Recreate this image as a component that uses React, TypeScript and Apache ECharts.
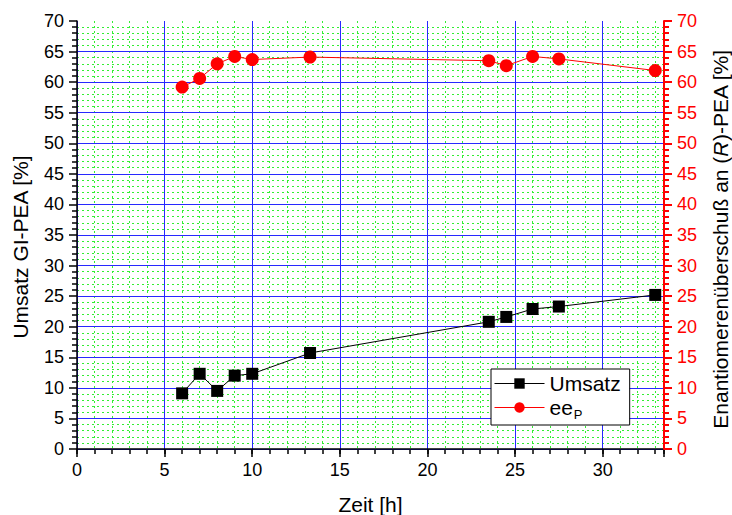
import React, { useEffect, useRef } from "react";
import * as echarts from "echarts";

// Reaction time [h]
const zeit = [6, 7, 8, 9, 10, 13.3, 23.5, 24.5, 26, 27.5, 33];
// Conversion Gl-PEA [%]
const umsatz = [9.1, 12.3, 9.5, 12.0, 12.3, 15.7, 20.8, 21.6, 22.9, 23.3, 25.2];
// Enantiomeric excess of (R)-PEA [%]
const eeP = [59.2, 60.6, 63.0, 64.2, 63.7, 64.1, 63.5, 62.7, 64.2, 63.8, 61.9];

const FONT = "'Liberation Sans', Arial, sans-serif";
const MAJOR_GRID = "rgb(40, 40, 255)";
const MINOR_GRID = "#33ee33";

export default function App() {
  const ref = useRef<HTMLDivElement>(null);

  useEffect(() => {
    if (!ref.current) return;
    const chart = echarts.init(ref.current, undefined, { renderer: "svg" });

    chart.setOption({
      animation: false,
      textStyle: { fontFamily: FONT },
      grid: { left: 77, right: 68, top: 21, bottom: 66, outerBoundsMode: "none", containLabel: false },
      legend: {
        orient: "vertical",
        left: 491,
        top: 369,
        backgroundColor: "#fff",
        borderColor: "#000",
        borderWidth: 1,
        borderRadius: 0,
        padding: [4, 9, 4, 3],
        itemGap: 3,
        itemWidth: 50,
        itemHeight: 13,
        itemStyle: { borderWidth: 0 },
        lineStyle: { width: 1 },
        textStyle: {
          fontFamily: FONT,
          fontSize: 21,
          color: "#000",
          rich: {
            sub: { fontFamily: FONT, fontSize: 13, padding: [14, 0, 0, 1], color: "#000" },
          },
        },
        formatter: (name: string) => (name === "eeP" ? "ee{sub|P}" : name),
        data: ["Umsatz", "eeP"],
      },
      xAxis: [
        {
          type: "value",
          min: 0,
          max: 33.5,
          interval: 5,
          z: 2,
          name: "Zeit [h]",
          nameLocation: "middle",
          nameGap: 45,
          nameTextStyle: { fontFamily: FONT, fontSize: 21, color: "#000" },
          axisLine: { show: true, onZero: false, lineStyle: { color: "#000", width: 1.5 } },
          axisTick: { show: true, length: 8, lineStyle: { color: "#000", width: 1.5 } },
          axisLabel: {
            fontFamily: FONT,
            fontSize: 18,
            color: "#000",
            margin: 12,
            formatter: (v: number) => (v % 5 === 0 ? String(v) : ""),
          },
          splitLine: { show: true, lineStyle: { color: MAJOR_GRID, width: 1, type: "solid" } },
        },
        {
          type: "value",
          min: 0,
          max: 33.5,
          interval: 1,
          z: 0,
          position: "bottom",
          axisLine: { show: false },
          axisTick: { show: true, length: 5, lineStyle: { color: "#000", width: 1.5 } },
          axisLabel: { show: false },
          splitLine: { show: true, lineStyle: { color: MINOR_GRID, width: 1, type: [2, 3] } },
        },
      ],
      yAxis: [
        {
          type: "value",
          min: 0,
          max: 70,
          interval: 5,
          position: "left",
          z: 2,
          axisLine: { show: true, onZero: false, lineStyle: { color: "#000", width: 1.5 } },
          axisTick: { show: true, length: 8, lineStyle: { color: "#000", width: 1.5 } },
          minorTick: { show: true, splitNumber: 5, length: 5, lineStyle: { color: "#000", width: 1.5 } },
          axisLabel: { fontFamily: FONT, fontSize: 18, color: "#000", margin: 13 },
          splitLine: {
            show: true,
            showMaxLine: false,
            lineStyle: { color: MAJOR_GRID, width: 1, type: "solid" },
          },
          minorSplitLine: { show: true, lineStyle: { color: MINOR_GRID, width: 1, type: [2, 3] } },
        },
        {
          type: "value",
          min: 0,
          max: 70,
          interval: 5,
          position: "right",
          z: 3,
          axisLine: { show: true, onZero: false, lineStyle: { color: "#ff0000", width: 2 } },
          axisTick: { show: true, length: 8, lineStyle: { color: "#ff0000", width: 2 } },
          minorTick: { show: true, splitNumber: 5, length: 5, lineStyle: { color: "#ff0000", width: 2 } },
          axisLabel: { fontFamily: FONT, fontSize: 18, color: "#ff0000", margin: 13 },
          splitLine: { show: false },
          minorSplitLine: { show: false },
        },
      ],
      graphic: [
        {
          type: "text",
          x: 20,
          y: 247,
          rotation: Math.PI / 2,
          style: {
            text: "Umsatz GI-PEA [%]",
            fontFamily: FONT,
            fontSize: 21,
            fill: "#000",
            align: "center",
            verticalAlign: "middle",
          },
        },
        {
          type: "text",
          x: 720,
          y: 239,
          rotation: Math.PI / 2,
          style: {
            text: "{a|Enantiomerenüberschuß an (}{i|R}{a|)-PEA [%]}",
            align: "center",
            verticalAlign: "middle",
            rich: {
              a: { fontFamily: FONT, fontSize: 21, color: "#000" },
              i: { fontFamily: FONT, fontSize: 21, fontStyle: "italic", color: "#000" },
            },
          },
        },
      ],
      series: [
        {
          name: "Umsatz",
          type: "line",
          xAxisIndex: 0,
          yAxisIndex: 0,
          data: zeit.map((x, i) => [x, umsatz[i]]),
          symbol: "rect",
          symbolSize: 12,
          itemStyle: { color: "#000" },
          lineStyle: { color: "#000", width: 1 },
          z: 4,
        },
        {
          name: "eeP",
          type: "line",
          xAxisIndex: 0,
          yAxisIndex: 1,
          data: zeit.map((x, i) => [x, eeP[i]]),
          symbol: "circle",
          symbolSize: 13,
          itemStyle: { color: "#ff0000" },
          lineStyle: { color: "#ff0000", width: 1 },
          z: 4,
        },
      ],
    });

    return () => chart.dispose();
  }, []);

  return (
    <div
      ref={ref}
      style={{ width: 732, height: 515, position: "absolute", left: 0, top: 0, background: "#fff" }}
    />
  );
}
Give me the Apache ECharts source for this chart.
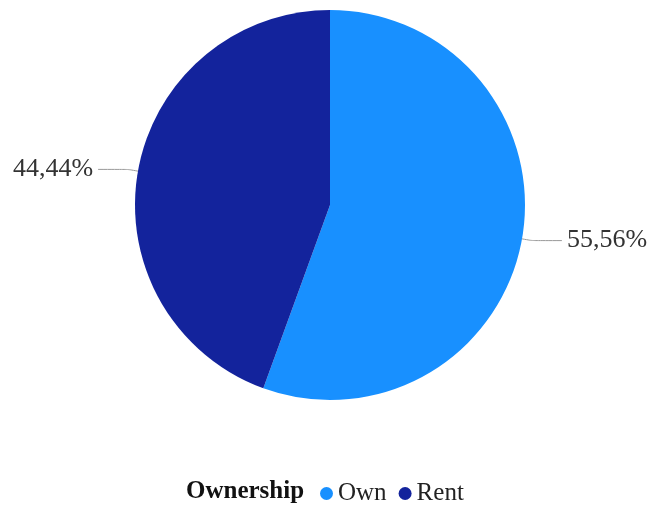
<!DOCTYPE html>
<html>
<head>
<meta charset="utf-8">
<script src="https://cdn.jsdelivr.net/npm/echarts@6/dist/echarts.min.js"></script>
<style>
  html, body { margin: 0; padding: 0; background: #fff; }
  #chart { width: 649px; height: 506px; }
</style>
</head>
<body>
<div id="chart"></div>
<script>
// Housing tenure split
const categories = ['Own', 'Rent'];
const counts = [5, 4];
const colors = ['#1890ff', '#13239c'];

const total = counts.reduce((a, b) => a + b, 0);
const fmtPct = v => (v / total * 100).toFixed(2).replace('.', ',') + '%';

const chart = echarts.init(document.getElementById('chart'));
chart.setOption({
  animation: false,
  title: {
    text: 'Ownership',
    left: 181,
    top: 474,
    textStyle: { fontFamily: 'Liberation Serif', fontSize: 25, fontWeight: 'bold', color: '#111' }
  },
  legend: {
    data: categories,
    left: 315,
    top: 476,
    icon: 'circle',
    itemWidth: 13,
    itemHeight: 13,
    itemGap: 12,
    textStyle: { fontFamily: 'Liberation Serif', fontSize: 25, color: '#222' }
  },
  series: [{
    type: 'pie',
    center: [330, 205],
    radius: 195,
    startAngle: 90,
    clockwise: true,
    color: colors,
    data: categories.map((name, i) => ({ name, value: counts[i] })),
    label: {
      show: true,
      formatter: p => fmtPct(p.value),
      fontFamily: 'Liberation Serif',
      fontSize: 26,
      color: '#333',
      overflow: 'none',
      width: 120
    },
    labelLine: {
      show: true,
      length: 10,
      length2: 30,
      smooth: 0.2,
      lineStyle: { color: '#999', width: 1 }
    },
    itemStyle: { borderWidth: 0 },
    emphasis: { disabled: true }
  }]
});
</script>
</body>
</html>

--------------------------------------------------

| WORK TO BE COMPLETED |
In the entries above, find each line with the word "Apache" and show it.

| ANSWER IN FULL |
Recreate this image as a component that uses React, TypeScript and Apache ECharts.
Give me the Apache ECharts source for this chart.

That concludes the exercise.